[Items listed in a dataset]
▼

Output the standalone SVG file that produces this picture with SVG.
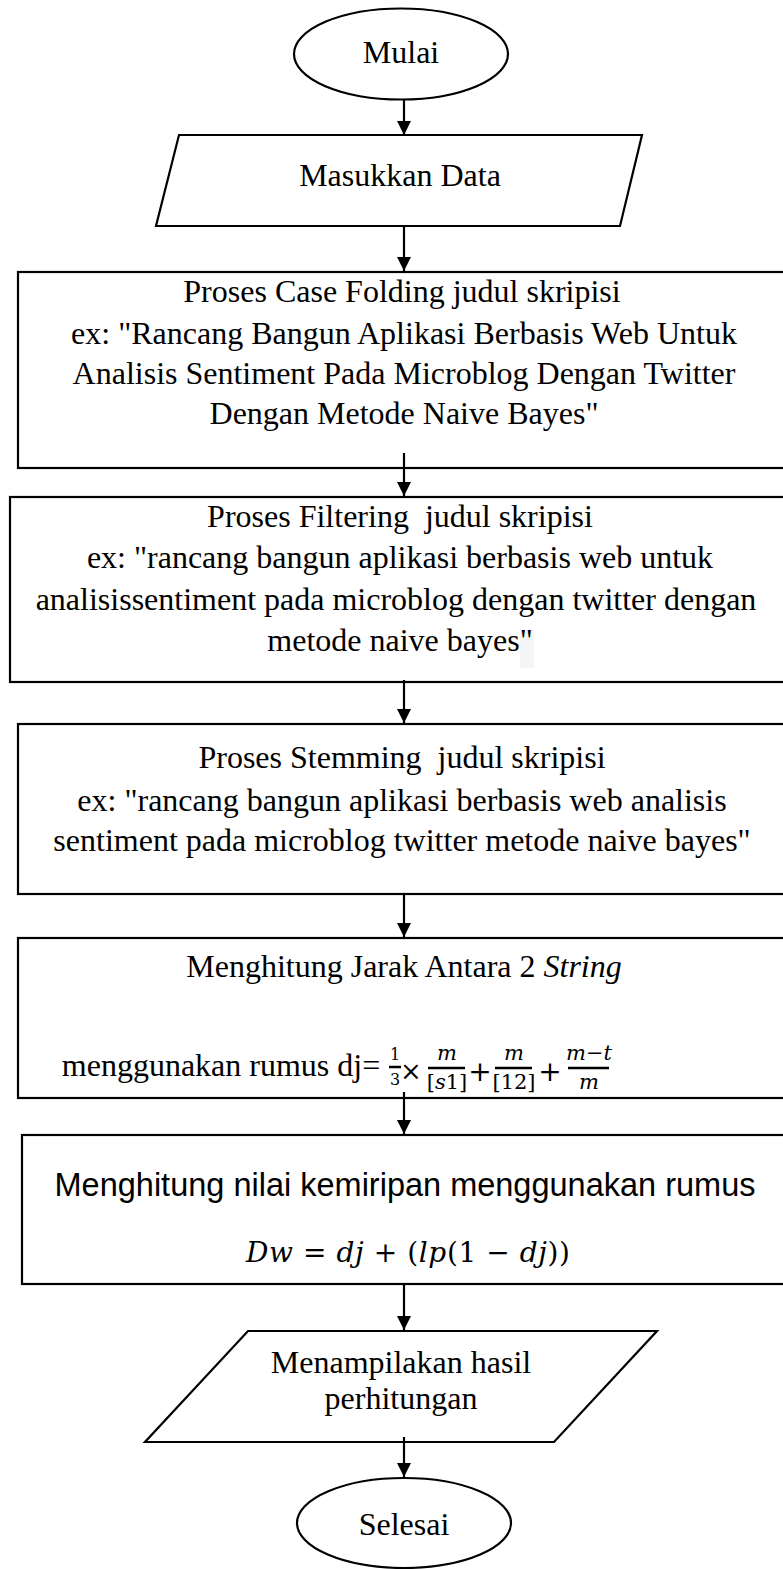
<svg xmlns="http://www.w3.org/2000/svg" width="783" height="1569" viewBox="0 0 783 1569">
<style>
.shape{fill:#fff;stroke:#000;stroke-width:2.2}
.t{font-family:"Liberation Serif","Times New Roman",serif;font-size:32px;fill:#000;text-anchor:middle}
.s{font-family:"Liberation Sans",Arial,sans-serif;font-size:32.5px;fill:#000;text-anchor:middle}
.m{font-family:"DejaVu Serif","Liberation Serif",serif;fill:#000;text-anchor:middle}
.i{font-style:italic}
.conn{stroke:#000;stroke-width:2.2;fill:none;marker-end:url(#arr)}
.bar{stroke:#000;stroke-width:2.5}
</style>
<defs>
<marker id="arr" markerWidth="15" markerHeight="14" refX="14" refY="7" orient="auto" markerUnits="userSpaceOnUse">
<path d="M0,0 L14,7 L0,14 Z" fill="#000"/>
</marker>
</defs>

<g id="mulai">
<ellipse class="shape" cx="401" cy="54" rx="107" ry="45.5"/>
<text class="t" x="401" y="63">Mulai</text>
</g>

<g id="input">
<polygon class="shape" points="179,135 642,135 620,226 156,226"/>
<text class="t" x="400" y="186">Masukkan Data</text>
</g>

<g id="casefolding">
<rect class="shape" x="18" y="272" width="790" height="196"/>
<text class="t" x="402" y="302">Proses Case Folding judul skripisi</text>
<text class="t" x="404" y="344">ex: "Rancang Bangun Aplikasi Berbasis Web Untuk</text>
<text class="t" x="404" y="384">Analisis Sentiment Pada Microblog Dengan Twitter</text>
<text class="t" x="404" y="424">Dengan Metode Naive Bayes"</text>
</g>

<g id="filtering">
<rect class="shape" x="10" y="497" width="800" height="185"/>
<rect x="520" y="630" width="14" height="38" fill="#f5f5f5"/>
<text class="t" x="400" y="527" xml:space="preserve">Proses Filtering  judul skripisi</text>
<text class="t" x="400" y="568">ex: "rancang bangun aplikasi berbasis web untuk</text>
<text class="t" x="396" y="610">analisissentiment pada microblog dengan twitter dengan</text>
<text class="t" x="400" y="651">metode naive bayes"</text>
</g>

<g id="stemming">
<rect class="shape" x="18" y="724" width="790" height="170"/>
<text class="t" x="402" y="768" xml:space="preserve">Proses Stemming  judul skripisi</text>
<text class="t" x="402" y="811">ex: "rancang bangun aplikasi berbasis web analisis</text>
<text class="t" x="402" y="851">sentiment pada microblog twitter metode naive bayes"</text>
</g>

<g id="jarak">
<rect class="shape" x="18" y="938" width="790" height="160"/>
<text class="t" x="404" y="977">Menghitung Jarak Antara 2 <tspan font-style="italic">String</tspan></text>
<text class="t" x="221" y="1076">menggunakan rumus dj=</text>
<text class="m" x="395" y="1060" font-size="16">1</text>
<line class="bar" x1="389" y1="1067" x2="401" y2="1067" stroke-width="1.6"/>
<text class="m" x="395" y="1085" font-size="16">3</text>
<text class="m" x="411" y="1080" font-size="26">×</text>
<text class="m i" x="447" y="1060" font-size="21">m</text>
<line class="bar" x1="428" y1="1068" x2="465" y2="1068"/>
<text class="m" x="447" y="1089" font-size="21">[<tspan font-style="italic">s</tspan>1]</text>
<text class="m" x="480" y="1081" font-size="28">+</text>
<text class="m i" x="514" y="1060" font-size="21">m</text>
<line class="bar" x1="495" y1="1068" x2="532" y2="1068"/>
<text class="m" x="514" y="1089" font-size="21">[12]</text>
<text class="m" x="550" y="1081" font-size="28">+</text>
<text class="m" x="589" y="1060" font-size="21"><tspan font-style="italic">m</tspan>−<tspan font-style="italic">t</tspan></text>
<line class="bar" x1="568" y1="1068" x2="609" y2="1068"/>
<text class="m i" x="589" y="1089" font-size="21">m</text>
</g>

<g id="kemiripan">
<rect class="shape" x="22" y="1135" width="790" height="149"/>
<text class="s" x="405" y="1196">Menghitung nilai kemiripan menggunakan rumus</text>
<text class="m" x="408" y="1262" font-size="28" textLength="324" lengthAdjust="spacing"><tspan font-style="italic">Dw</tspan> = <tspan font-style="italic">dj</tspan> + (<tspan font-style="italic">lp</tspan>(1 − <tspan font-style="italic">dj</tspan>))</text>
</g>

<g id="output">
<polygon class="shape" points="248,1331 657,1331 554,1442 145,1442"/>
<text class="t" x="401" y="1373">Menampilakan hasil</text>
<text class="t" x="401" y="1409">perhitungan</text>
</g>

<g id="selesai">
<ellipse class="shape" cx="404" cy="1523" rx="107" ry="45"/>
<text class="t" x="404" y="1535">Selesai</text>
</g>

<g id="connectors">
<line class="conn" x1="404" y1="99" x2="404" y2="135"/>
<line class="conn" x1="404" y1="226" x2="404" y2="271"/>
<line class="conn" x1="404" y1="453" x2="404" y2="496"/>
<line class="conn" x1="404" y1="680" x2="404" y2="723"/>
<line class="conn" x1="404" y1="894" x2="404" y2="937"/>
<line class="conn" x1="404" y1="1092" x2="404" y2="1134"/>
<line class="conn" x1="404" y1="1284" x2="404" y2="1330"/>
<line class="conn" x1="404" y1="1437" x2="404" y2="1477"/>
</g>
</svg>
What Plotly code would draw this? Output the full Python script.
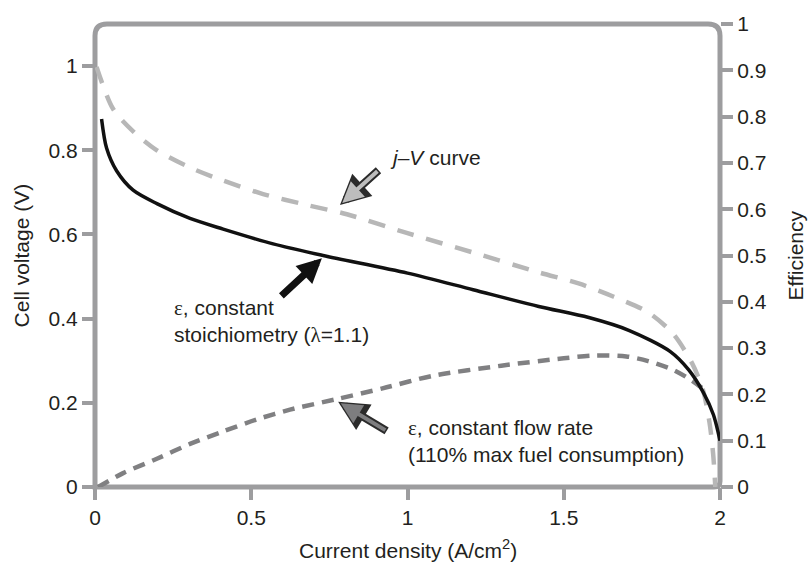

▲

• **Task to complete**:
Repeat all the data as it stands, dropping any images it holds.

• **Solution to the problem**:
Output the standalone SVG file that produces this picture with SVG.
<svg xmlns="http://www.w3.org/2000/svg" width="783" height="1569" viewBox="0 0 783 1569">
<style>
.shape{fill:#fff;stroke:#000;stroke-width:2.2}
.t{font-family:"Liberation Serif","Times New Roman",serif;font-size:32px;fill:#000;text-anchor:middle}
.s{font-family:"Liberation Sans",Arial,sans-serif;font-size:32.5px;fill:#000;text-anchor:middle}
.m{font-family:"DejaVu Serif","Liberation Serif",serif;fill:#000;text-anchor:middle}
.i{font-style:italic}
.conn{stroke:#000;stroke-width:2.2;fill:none;marker-end:url(#arr)}
.bar{stroke:#000;stroke-width:2.5}
</style>
<defs>
<marker id="arr" markerWidth="15" markerHeight="14" refX="14" refY="7" orient="auto" markerUnits="userSpaceOnUse">
<path d="M0,0 L14,7 L0,14 Z" fill="#000"/>
</marker>
</defs>

<g id="mulai">
<ellipse class="shape" cx="401" cy="54" rx="107" ry="45.5"/>
<text class="t" x="401" y="63">Mulai</text>
</g>

<g id="input">
<polygon class="shape" points="179,135 642,135 620,226 156,226"/>
<text class="t" x="400" y="186">Masukkan Data</text>
</g>

<g id="casefolding">
<rect class="shape" x="18" y="272" width="790" height="196"/>
<text class="t" x="402" y="302">Proses Case Folding judul skripisi</text>
<text class="t" x="404" y="344">ex: "Rancang Bangun Aplikasi Berbasis Web Untuk</text>
<text class="t" x="404" y="384">Analisis Sentiment Pada Microblog Dengan Twitter</text>
<text class="t" x="404" y="424">Dengan Metode Naive Bayes"</text>
</g>

<g id="filtering">
<rect class="shape" x="10" y="497" width="800" height="185"/>
<rect x="520" y="630" width="14" height="38" fill="#f5f5f5"/>
<text class="t" x="400" y="527" xml:space="preserve">Proses Filtering  judul skripisi</text>
<text class="t" x="400" y="568">ex: "rancang bangun aplikasi berbasis web untuk</text>
<text class="t" x="396" y="610">analisissentiment pada microblog dengan twitter dengan</text>
<text class="t" x="400" y="651">metode naive bayes"</text>
</g>

<g id="stemming">
<rect class="shape" x="18" y="724" width="790" height="170"/>
<text class="t" x="402" y="768" xml:space="preserve">Proses Stemming  judul skripisi</text>
<text class="t" x="402" y="811">ex: "rancang bangun aplikasi berbasis web analisis</text>
<text class="t" x="402" y="851">sentiment pada microblog twitter metode naive bayes"</text>
</g>

<g id="jarak">
<rect class="shape" x="18" y="938" width="790" height="160"/>
<text class="t" x="404" y="977">Menghitung Jarak Antara 2 <tspan font-style="italic">String</tspan></text>
<text class="t" x="221" y="1076">menggunakan rumus dj=</text>
<text class="m" x="395" y="1060" font-size="16">1</text>
<line class="bar" x1="389" y1="1067" x2="401" y2="1067" stroke-width="1.6"/>
<text class="m" x="395" y="1085" font-size="16">3</text>
<text class="m" x="411" y="1080" font-size="26">×</text>
<text class="m i" x="447" y="1060" font-size="21">m</text>
<line class="bar" x1="428" y1="1068" x2="465" y2="1068"/>
<text class="m" x="447" y="1089" font-size="21">[<tspan font-style="italic">s</tspan>1]</text>
<text class="m" x="480" y="1081" font-size="28">+</text>
<text class="m i" x="514" y="1060" font-size="21">m</text>
<line class="bar" x1="495" y1="1068" x2="532" y2="1068"/>
<text class="m" x="514" y="1089" font-size="21">[12]</text>
<text class="m" x="550" y="1081" font-size="28">+</text>
<text class="m" x="589" y="1060" font-size="21"><tspan font-style="italic">m</tspan>−<tspan font-style="italic">t</tspan></text>
<line class="bar" x1="568" y1="1068" x2="609" y2="1068"/>
<text class="m i" x="589" y="1089" font-size="21">m</text>
</g>

<g id="kemiripan">
<rect class="shape" x="22" y="1135" width="790" height="149"/>
<text class="s" x="405" y="1196">Menghitung nilai kemiripan menggunakan rumus</text>
<text class="m" x="408" y="1262" font-size="28" textLength="324" lengthAdjust="spacing"><tspan font-style="italic">Dw</tspan> = <tspan font-style="italic">dj</tspan> + (<tspan font-style="italic">lp</tspan>(1 − <tspan font-style="italic">dj</tspan>))</text>
</g>

<g id="output">
<polygon class="shape" points="248,1331 657,1331 554,1442 145,1442"/>
<text class="t" x="401" y="1373">Menampilakan hasil</text>
<text class="t" x="401" y="1409">perhitungan</text>
</g>

<g id="selesai">
<ellipse class="shape" cx="404" cy="1523" rx="107" ry="45"/>
<text class="t" x="404" y="1535">Selesai</text>
</g>

<g id="connectors">
<line class="conn" x1="404" y1="99" x2="404" y2="135"/>
<line class="conn" x1="404" y1="226" x2="404" y2="271"/>
<line class="conn" x1="404" y1="453" x2="404" y2="496"/>
<line class="conn" x1="404" y1="680" x2="404" y2="723"/>
<line class="conn" x1="404" y1="894" x2="404" y2="937"/>
<line class="conn" x1="404" y1="1092" x2="404" y2="1134"/>
<line class="conn" x1="404" y1="1284" x2="404" y2="1330"/>
<line class="conn" x1="404" y1="1437" x2="404" y2="1477"/>
</g>
</svg>
What Plotly code would draw this? Output the full Python script.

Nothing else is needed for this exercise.